56. Now, when we have spoken of Jesus Christ, the only Son of God our Lord, in the brevity befitting our confession of faith, we go on to affirm that we believe also in the Holy Spirit, as completing the Trinity which is God; and after that we call to mind our faith "in holy Church." By this we are given to understand that the rational creation belonging to the free Jerusalem ought to be mentioned in a subordinate order to the Creator, that is, the supreme Trinity. For, of course, all that has been said about the man Christ Jesus refers to the unity of the Person of the Only Begotten.

Thus, the right order of the Creed demanded that the Church be made subordinate to the Trinity, as a house is subordinate to him who dwells in it, the temple to God, and the city to its founder. By the Church here we are to understand the whole Church, not just the part that journeys here on earth from rising of the sun to its setting, praising the name of the Lord and singing a new song of deliverance from its old captivity, but also that part which, in heaven, has always, from creation, held fast to God, and which never experienced the evils of a fall. This part, composed of the holy angels, remains in blessedness, and it gives help, even as it ought, to the other part still on pilgrimage. For both parts together will make one eternal consort, as even now they are one in the bond of love—the whole instituted for the proper worship of the one God. Wherefore, neither the whole Church nor any part of it wishes to be worshiped as God nor to be God to anyone belonging to the temple of God—the temple that is being built up of "the gods" whom the uncreated God created. Consequently, if the Holy Spirit were creature and not Creator, he would obviously be a rational creature, for this is the highest of the levels of creation. But in this case he would not be set in the rule of faith before the Church, since he would then belong to the Church, in that part of it which is in heaven. He would not have a temple, for he himself would be a temple. Yet, in fact, he hath a temple of which the apostle speaks, "Know you not that your body is the temple of the Holy Spirit, who is in you, whom you have from God?" In another place, he says of this body, "Know you not that your bodies are members of Christ?" How, then, is he not God who has a temple? Or how can he be less than Christ whose members are his temple? It is not that he has one temple and God another temple, since the same apostle says: "Know you not that you are the temple of God," and then, as if to prove his point, added, "and that the Spirit of God dwelleth in you?"

God therefore dwelleth in his temple, not the Holy Spirit only, but also Father and Son, who saith of his body—in which he standeth as Head of the Church on earth "that in all things he may be pre-eminent"—"Destroy this temple and in three days I will raise it up again." Therefore, the temple of God—-that is, of the supreme Trinity as a whole—is holy Church, the Universal Church in heaven and on the earth.

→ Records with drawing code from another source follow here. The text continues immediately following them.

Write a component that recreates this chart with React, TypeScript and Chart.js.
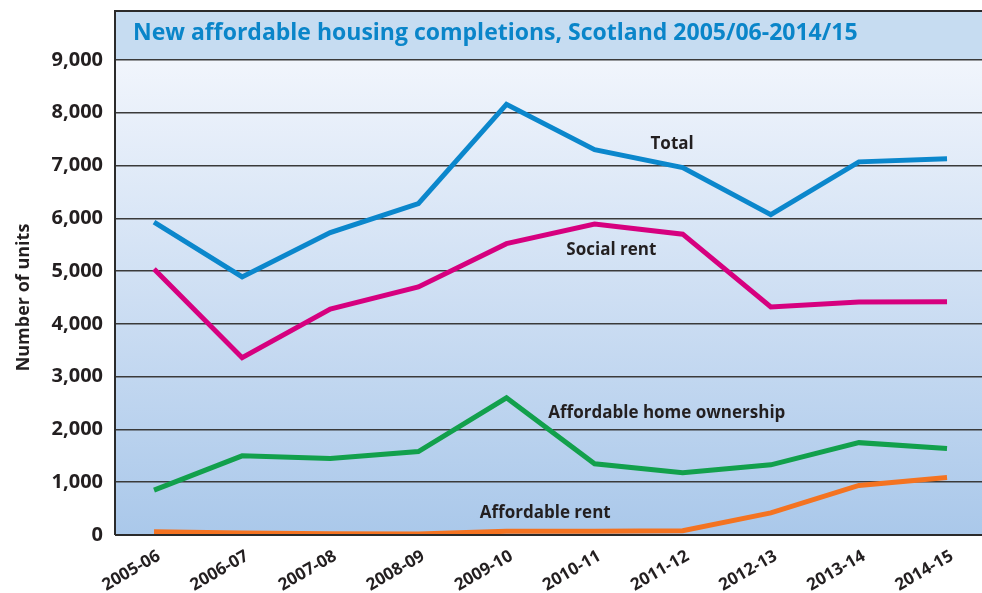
import { useEffect, useRef } from 'react';
import { Chart, registerables } from 'chart.js';

Chart.register(...registerables);

const categories = ['2005-06', '2006-07', '2007-08', '2008-09', '2009-10', '2010-11', '2011-12', '2012-13', '2013-14', '2014-15'];
const total = [5930, 4890, 5730, 6280, 8160, 7300, 6960, 6070, 7070, 7130];
const socialRent = [5040, 3360, 4280, 4700, 5520, 5890, 5700, 4320, 4415, 4420];
const homeOwnership = [850, 1500, 1450, 1580, 2600, 1350, 1180, 1330, 1750, 1640];
const affordableRent = [60, 40, 25, 20, 70, 70, 80, 420, 940, 1090];
const yTicks = [0, 1000, 2000, 3000, 4000, 5000, 6000, 7000, 8000, 9000];
const seriesNames = ['Total', 'Social rent', 'Affordable home ownership', 'Affordable rent'];
const labelX = [5.88, 5.19, 5.82, 4.44];
const labelY = [7410, 5400, 2312, 417];
const titleText = 'New affordable housing completions, Scotland 2005/06-2014/15';

const FONT = '"Open Sans", "DejaVu Sans", sans-serif';

const frame = {
  id: 'frame',
  beforeDraw(chart: any) {
    const { ctx, chartArea } = chart;
    const { left, right, top, bottom } = chartArea;
    ctx.save();
    ctx.fillStyle = '#c6dcf1';
    ctx.fillRect(left, 11, right - left, top - 11);
    const g = ctx.createLinearGradient(0, top, 0, bottom);
    g.addColorStop(0, '#f1f5fc');
    g.addColorStop(1, '#aac8ea');
    ctx.fillStyle = g;
    ctx.fillRect(left, top, right - left, bottom - top);
    ctx.restore();
  },
  afterDatasetsDraw(chart: any) {
    const { ctx, chartArea, scales } = chart;
    const { left, right, bottom } = chartArea;
    ctx.save();
    ctx.strokeStyle = '#2b2b2b';
    ctx.lineWidth = 2;
    ctx.beginPath();
    ctx.moveTo(left, bottom);
    ctx.lineTo(left, 11);
    ctx.lineTo(right + 2, 11);
    ctx.stroke();
    ctx.beginPath();
    ctx.moveTo(left, bottom);
    ctx.lineTo(right, bottom);
    ctx.stroke();
    ctx.fillStyle = '#0a85c9';
    ctx.font = `bold 23px ${FONT}`;
    ctx.textBaseline = 'middle';
    ctx.textAlign = 'left';
    ctx.fillText(titleText, 133, 33);
    ctx.fillStyle = '#231f20';
    ctx.font = `bold 17px ${FONT}`;
    ctx.textAlign = 'center';
    seriesNames.forEach((name, i) => {
      ctx.fillText(name, scales.x.getPixelForValue(labelX[i]), scales.y.getPixelForValue(labelY[i]));
    });
    ctx.restore();
  },
};

export default function App() {
  const ref = useRef<HTMLCanvasElement | null>(null);
  useEffect(() => {
    if (!ref.current) return;
    const mk = (arr: number[]) => arr.map((v, i) => ({ x: i, y: v }));
    const chart = new Chart(ref.current, {
      type: 'line',
      data: {
        datasets: [
          { label: seriesNames[3], data: mk(affordableRent), borderColor: '#f47321' },
          { label: seriesNames[2], data: mk(homeOwnership), borderColor: '#12a04c' },
          { label: seriesNames[1], data: mk(socialRent), borderColor: '#d6007f' },
          { label: seriesNames[0], data: mk(total), borderColor: '#0b87cc' },
        ].map((d) => ({ ...d, borderWidth: 5, pointRadius: 0, tension: 0, fill: false })),
      },
      options: {
        animation: false,
        responsive: true,
        maintainAspectRatio: false,
        layout: { padding: { top: 60, right: 0, left: 0, bottom: 0 } },
        plugins: { legend: { display: false }, tooltip: { enabled: false } },
        scales: {
          x: {
            type: 'linear',
            min: -0.443,
            max: 9.397,
            afterBuildTicks: (s: any) => {
              s.ticks = categories.map((_, i) => ({ value: i }));
            },
            afterFit: (s: any) => {
              s.height = 58;
            },
            grid: { display: false },
            border: { display: false },
            ticks: {
              autoSkip: false,
              minRotation: 30,
              maxRotation: 30,
              padding: 3,
              labelOffset: 5,
              color: '#231f20',
              font: { family: FONT, weight: 'bold', size: 17 },
              callback: (v: any) => categories[v] ?? '',
            },
          },
          y: {
            min: 0,
            max: 9000,
            afterBuildTicks: (s: any) => {
              s.ticks = yTicks.map((v) => ({ value: v }));
            },
            afterFit: (s: any) => {
              s.width = 115;
            },
            grid: { color: '#3a3a3a', lineWidth: 1.5, drawTicks: false },
            border: { display: false },
            ticks: {
              padding: 12,
              color: '#231f20',
              font: { family: FONT, weight: 'bold', size: 20 },
              callback: (v: any) => Number(v).toLocaleString('en-US'),
            },
            title: {
              display: true,
              text: 'Number of units',
              color: '#231f20',
              font: { family: FONT, weight: 'bold', size: 18 },
              padding: { top: 13, bottom: 0 },
            },
          },
        },
      },
      plugins: [frame],
    } as any);
    return () => chart.destroy();
  }, []);
  return (
    <div style={{ position: 'fixed', left: 0, top: 0, width: 982, height: 593 }}>
      <canvas ref={ref} />
    </div>
  );
}
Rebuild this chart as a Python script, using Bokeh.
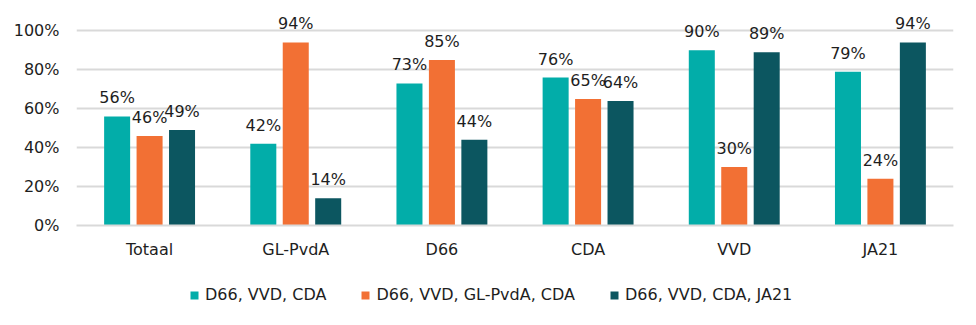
from bokeh.plotting import figure
from bokeh.layouts import column
from bokeh.models import Legend, LegendItem, ColumnDataSource, PrintfTickFormatter, FixedTicker, Range1d
from bokeh.transform import dodge
from bokeh.core.properties import value
from bokeh.embed import file_html
from bokeh.resources import INLINE

categories = ["Totaal", "GL-PvdA", "D66", "CDA", "VVD", "JA21"]
series_names = ["D66, VVD, CDA", "D66, VVD, GL-PvdA, CDA", "D66, VVD, CDA, JA21"]
s1 = [56, 42, 73, 76, 90, 79]
s2 = [46, 94, 85, 65, 30, 24]
s3 = [49, 14, 44, 64, 89, 94]
colors = ["#02ADA9", "#F27034", "#0C5660"]
yticks = [0, 20, 40, 60, 80, 100]

FONT = "DejaVu Sans"
TXT = "#1e1e1e"
FS = "16px"

p = figure(x_range=categories, y_range=Range1d(0, 113),
           frame_width=877, frame_height=220,
           output_backend="svg", toolbar_location=None,
           min_border_left=76, min_border_right=23, min_border_top=5, min_border_bottom=40)
p.outline_line_color = None

# separate strip that holds the legend, below the chart
lg = figure(x_range=p.x_range, y_range=Range1d(1000, 1001),
            frame_width=976, frame_height=60,
            output_backend="svg", toolbar_location=None,
            x_axis_location=None, y_axis_location=None,
            min_border_left=0, min_border_right=0, min_border_top=0, min_border_bottom=0)
lg.outline_line_color = None
lg.grid.visible = False

offsets = [-0.222, 0.0, 0.222]
items = []
for vals, name, col, off in zip([s1, s2, s3], series_names, colors, offsets):
    src = ColumnDataSource(dict(cat=categories, val=vals, lab=[f"{v}%" for v in vals]))
    p.vbar(x=dodge("cat", off, range=p.x_range), top="val", width=0.178, source=src,
           fill_color=col, line_color=None)
    p.text(x=dodge("cat", off, range=p.x_range), y="val", text="lab", source=src,
           text_align="center", text_baseline="bottom", y_offset=-9,
           text_font=value(FONT), text_font_size=FS, text_color=TXT)
    r = lg.vbar(x=dodge("cat", off, range=p.x_range), top="val", width=0.178, source=src,
                fill_color=col, line_color=None)
    items.append(LegendItem(label=name, renderers=[r]))

legend = Legend(items=items, orientation="horizontal", location=(189, 21),
                label_text_font=FONT, label_text_font_size=FS, label_text_color=TXT,
                glyph_width=10, glyph_height=10, label_standoff=6, spacing=34,
                border_line_color=None, background_fill_alpha=0, padding=0, margin=0)
lg.add_layout(legend, "center")

p.yaxis.ticker = FixedTicker(ticks=yticks)
p.yaxis.formatter = PrintfTickFormatter(format="%d%%")
p.yaxis.axis_line_color = None
p.yaxis.major_tick_line_color = None
p.yaxis.minor_tick_line_color = None
p.yaxis.major_label_standoff = 11
p.yaxis.major_label_text_font = FONT
p.yaxis.major_label_text_font_size = FS
p.yaxis.major_label_text_color = TXT

p.xaxis.axis_line_color = "#D9D9D9"
p.xaxis.axis_line_width = 2
p.xaxis.major_tick_line_color = None
p.xaxis.minor_tick_line_color = None
p.xaxis.major_label_standoff = 8
p.xaxis.major_label_text_font = FONT
p.xaxis.major_label_text_font_size = FS
p.xaxis.major_label_text_color = TXT

p.xgrid.grid_line_color = None
p.ygrid.ticker = FixedTicker(ticks=yticks)
p.ygrid.grid_line_color = "#D9D9D9"
p.ygrid.grid_line_width = 2
p.x_range.range_padding = 0

layout = column(p, lg, spacing=0)
open("out.html", "w").write(file_html(layout, INLINE))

57. But what can we affirm about that part of the Church in heaven, save that in it no evil is to be found, nor any apostates, nor will there be again, since that time when "God did not spare the sinning angels"—as the apostle Peter writes—"but casting them out, he delivered them into the prisons of darkness in hell, to be reserved for the sentence in the Day of Judgment"?

58. Still, how is life ordered in that most blessed and supernal society? What differences are there in rank among the angels, so that while all are called by the general title "angels"—as we read in the Epistle to the Hebrews, "But to which of the angels said he at any time, 'Sit at my right hand'?"; this expression clearly signifies that all are angels without exception—yet there are archangels there as well? Again, should these archangels be called "powers" [virtutes], so that the verse, "Praise him all his angels; praise him, all his powers," would mean the same thing as, "Praise him, all his angels; praise him, all his archangels"? Or, what distinctions are implied by the four designations by which the apostle seems to encompass the entire heavenly society, "Be they thrones or dominions, principalities, or powers"? Let them answer these questions who can, if they can indeed prove their answers. For myself, I confess to ignorance of such matters. I am not even certain about another question: whether the sun and moon and all the stars belong to that same heavenly society—although they seem to be nothing more than luminous bodies, with neither perception nor understanding.




59. Furthermore, who can explain the kind of bodies in which the angels appeared to men, so that they were not only visible, but tangible as well? And, again, how do they, not by impact of physical stimulus but by spiritual force, bring certain visions, not to the physical eyes but to the spiritual eyes of the mind, or speak something, not to the ears, as from outside us, but actually from within the human soul, since they are present within it too? For, as it is written in the book of the Prophets: "And the angel that spoke in me, said to me . . ." He does not say, "Spoke to me" but "Spoke in me." How do they appear to men in sleep, and communicate through dreams, as we read in the Gospel: "Behold, the angel of the Lord appeared to him in his sleep, saying . . ."? By these various modes of presentation, the angels seem to indicate that they do not have tangible bodies. Yet this raises a very difficult question: How, then, did the patriarchs wash the angels' feet? How, also, did Jacob wrestle with the angel in such a tangible fashion?

To ask such questions as these, and to guess at the answers as one can, is not a useless exercise in speculation, so long as the discussion is moderate and one avoids the mistake of those who think they know what they do not know.